By this holding, we do not limit one's right to pursue such extraordinary relief from this court prior to trial.
The two-justice plurality opinion in Sturrock is not binding authority for the conclusion that failure to seek a pretrial writ constitutes waiver of a challenge to a grand jury notice. Further, our holding in Solis-Ramirez merely restated the well-settled rule that there is no immediate right to appeal from an interlocutory order denying a pretrial motion to dismiss. Solis-Ramirez does not hold that an order of the district court denying a pretrial motion to dismiss cannot be reviewed in a direct appeal from a final judgment of conviction. See NRS 177.045 (any decision in an intermediate order or proceeding may be reviewed on appeal from the final judgment); see also Johnston v. State, 107 Nev. 944, 822 P.2d 1118 (1991) (on a direct appeal from a judgment of conviction, this court addressed the merits of appellant's claim that he did not receive reasonable notice of the grand jury proceedings). Accordingly, we conclude that Lisle did not waive this issue by deciding not to seek an extraordinary writ from this court before he proceeded to trial.
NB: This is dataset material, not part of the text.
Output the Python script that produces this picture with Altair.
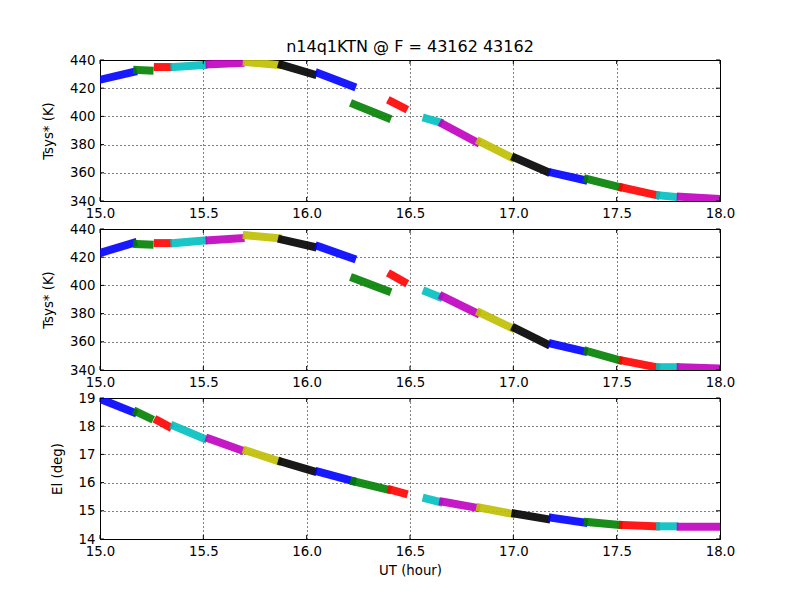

Although Lisle did not waive this issue, we conclude that he is not entitled to relief. In our prior opinion in this case, we determined that Lisle failed to show any prejudice resulting from the allegedly inadequate notice. Lisle, 113 Nev. at 551-52, 937 P.2d at 480; see also United States v. Mechanik, 475 U.S. 66, 70 (1986) (holding that because the defendants were convicted after trial beyond a reasonable doubt, probable cause undoubtedly existed to bind them over for trial; therefore, any error in the grand jury proceedings connected with the charging decision was harmless beyond a reasonable doubt). We continue to adhere to this determination and, accordingly, deny this petition.
THE HONORABLE A. WILLIAM MAUPIN, Justice, did not participate in this decision.